- Poster
- Music: Jule Styne
- Lyrics: Betty Comden Adolph Green
- Book: Abe Burrows Marian Bissell Richard Bissell
- Basis: Richard Bissell's autobiographical book Say, Darling.
- Productions: 1958 Broadway

= Say, Darling =

Play

Say, Darling is a three-act comic play by Abe Burrows and Richard and Marian Bissell about the creation of a Broadway musical. While the play featured nine original songs with lyrics by Betty Comden and Adolph Green and music by Jule Styne, all the songs are presented as either rehearsal or audition material.

==Background==

In a case of art imitating life not once, but twice, the show is an adaptation of Richard Bissell's semi-autobiographical novel of the same name which chronicled his experience adapting his novel 7½ Cents for The Pajama Game: namely, a stage adaptation of a novel, which itself concerns the musical adaptation of a book.

It focuses on Jack Jordan (David Wayne), who is brought to Broadway to help develop his best-seller into a musical for leading lady Irene Lovelle (Vivian Blaine). His journey provides him - and the audience - with an education about what goes on behind-the scenes on the Great White Way, from auditions to rehearsals, to rewrites in hotel rooms to feuds among cast members, all under the watchful eye of veteran stage producer/director Richard Hackett (Jerome Cowan), loosely based on George Abbott, and a very young fledgling co-producer, Ted Snow (Robert Morse) whose financial acumen greatly outweighs his show business savvy. Actor Morse was widely thought to be imitating producer Harold Prince, who had co-produced The Pajama Game, because of their similar physical appearance.

==Original production==
The Broadway production, directed by Burrows and choreographed by Matt Mattox, opened on April 3, 1958 at the ANTA Playhouse, transferring to the Martin Beck Theatre for the last five weeks of its 332-performance run, where it closed on January 17, 1959. In addition to David Wayne as Jack Jordan, Vivian Blaine as Irene Lovelle, and Robert Morse as Ted Snow, the cast included Johnny Desmond (Rudy Lorraine), Jerome Cowan (Richard Hackett), Horace McMahon (Schatzie Harris), and Constance Ford (Frankie Jordan). Eddie Albert replaced Wayne later in the run. Appearing in small roles as chorus performers were Elliott Gould and Virginia Martin. Morse was nominated for the Tony Award for Best Featured Actor in a Play and won the Theatre World Award for his performance.
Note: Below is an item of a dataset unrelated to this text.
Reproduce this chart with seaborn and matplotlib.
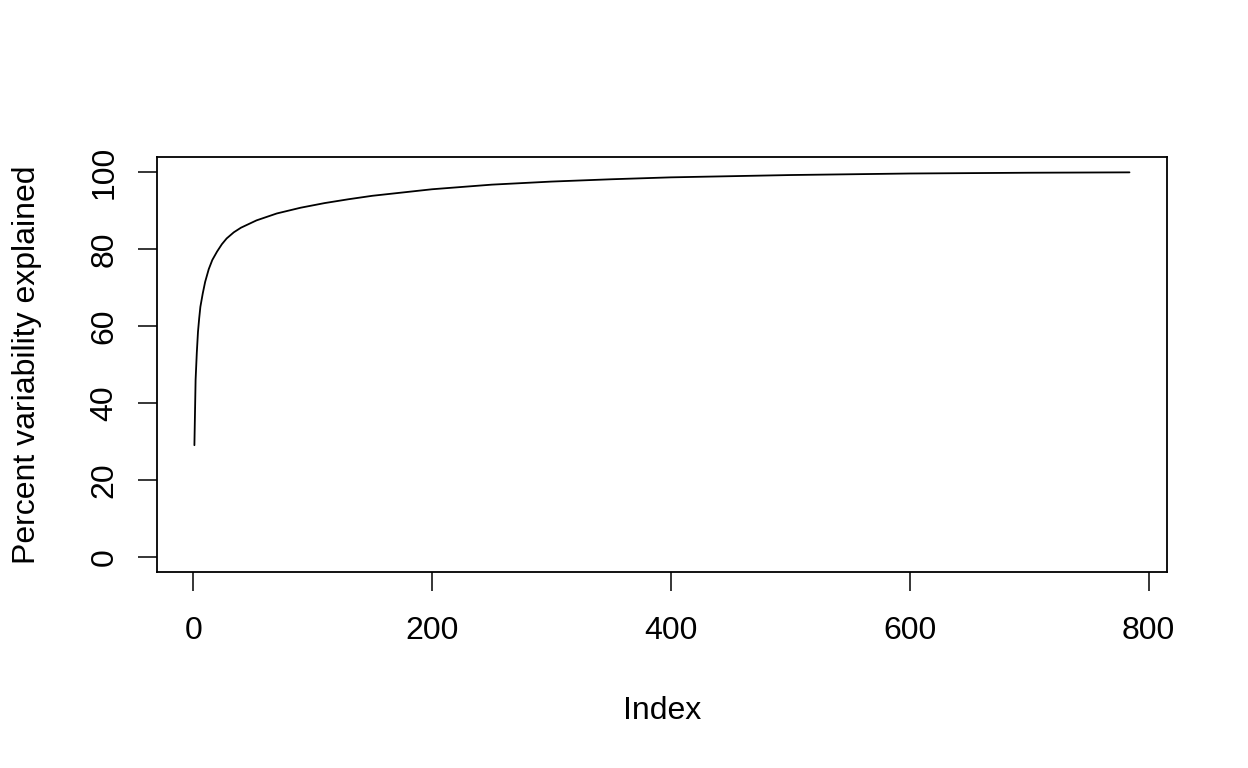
import numpy as np
import pandas as pd
import seaborn as sns
import matplotlib.pyplot as plt

# cumulative percent variability explained at selected indices
pc_index = [1, 2, 3, 4, 5, 6, 8, 10, 13, 16, 20, 24, 28, 34, 40, 53, 70, 90, 110, 130,
            150, 200, 250, 300, 350, 400, 450, 500, 600, 700, 784]
pct_explained = [29.0, 46.0, 53.0, 58.5, 62.0, 65.0, 68.5, 71.5, 74.8, 77.2, 79.4, 81.3,
                 82.8, 84.4, 85.6, 87.5, 89.3, 90.8, 92.0, 93.0, 93.9, 95.6, 96.8,
                 97.6, 98.2, 98.7, 99.0, 99.3, 99.7, 99.9, 100.0]
x_ticks = [0, 200, 400, 600, 800]
y_ticks = [0, 20, 40, 60, 80, 100]

df = pd.DataFrame({'Index': pc_index, 'pct': pct_explained})

sns.set_style('white')
plt.rcParams['font.family'] = ['Liberation Sans', 'DejaVu Sans']
plt.rcParams['text.color'] = 'black'
plt.rcParams['axes.labelcolor'] = 'black'
plt.rcParams['xtick.color'] = 'black'
plt.rcParams['ytick.color'] = 'black'

fig = plt.figure(figsize=(12.48, 7.68), dpi=100)
ax = fig.add_axes([0.1258, 0.2552, 0.935 - 0.1258, 0.7956 - 0.2552])

sns.lineplot(data=df, x='Index', y='pct', color='black', linewidth=1.3, ax=ax)

# R-style 4% padding around the data range
ax.set_xlim(1 - 0.04 * 783, 784 + 0.04 * 783)
ax.set_ylim(-4, 104)
ax.set_xticks(x_ticks)
ax.set_yticks(y_ticks)

for s in ax.spines.values():
    s.set_visible(True)
    s.set_color('black')
    s.set_linewidth(1.3)

ax.tick_params(axis='both', which='major', direction='out', length=14, width=1.1,
               labelsize=23, left=True, bottom=True)
ax.tick_params(axis='x', pad=18)
ax.tick_params(axis='y', pad=13, labelrotation=90)
for lbl in ax.get_yticklabels():
    lbl.set_verticalalignment('center')

ax.set_xlabel('Index', fontsize=23, labelpad=36)
ax.set_ylabel('Percent variability explained', fontsize=23, labelpad=34)

fig.savefig('out.png', dpi=100, facecolor='white')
The original 1957 Broadway production featured only two pianos, but RCA Victor released a fully orchestrated original cast recording of the score, leading many to conclude that Say, Darling was actually a musical.

== Critical reception ==

Reviewing the original Broadway production, Brooks Atkinson of The New York Times called it "hardly more than a clever college show" and a "higgledy-piggledy yarn."

In the New York Daily News, critic John Chapman said the play could be "fixed up," but called Morse "splendid" and praised Wayne's and Blaine's performances.

==Other productions==

The New York City Center Light Opera Company's production of Say, Darling opened on February 25, 1959, a few weeks after the musical's Broadway closing. Many of the cast members returned for this short revival, including Morse, Matt Mattox, Mitchell Gregg and Elliott Gould; and joining the company were Orson Bean (Jack Jordan), Mindy Carson (Irene Lovelle), David Atkinson (Rudy Lorraine), Betsy von Furstenberg (Frankie Jordan) and Jack Waldron (Schatzie Harris). This run closed on March 8, 1959, after only 16 performances.

The play was revived Off-Broadway at the West End Theatre in New York City for 16 performances in May through June 1996 under the direction of Robert Armin.

An original cast recording was released by RCA Victor with orchestrations and musical direction by Sid Ramin. The 2008 CD release on DRG Records was re-edited from the first-generation master recording and interpolated five dialogue lead-ins that were not included on the 1958 LP release. The "long-lost" Robert Morse dialogue was not included.

==Songs==

- Act I
- Try to Love Me
- It's Doom
- The Husking Bee

- Act II
- It's the Second Time You Meet That Matters
- Chief of Love
- Let the Lower Lights Be Burning (by Philip P. Bliss)
- Say, Darling
- The Carnival Song

- Act III
- Try to Love Me
- Dance Only with Me
- Something's Always Happening on the River

Something’s Always Happening on the River was recorded in June 1958 by Bob Scobey's Frisco Band and released on RCA Victor's eponymous named Something’s Always Happening on the River.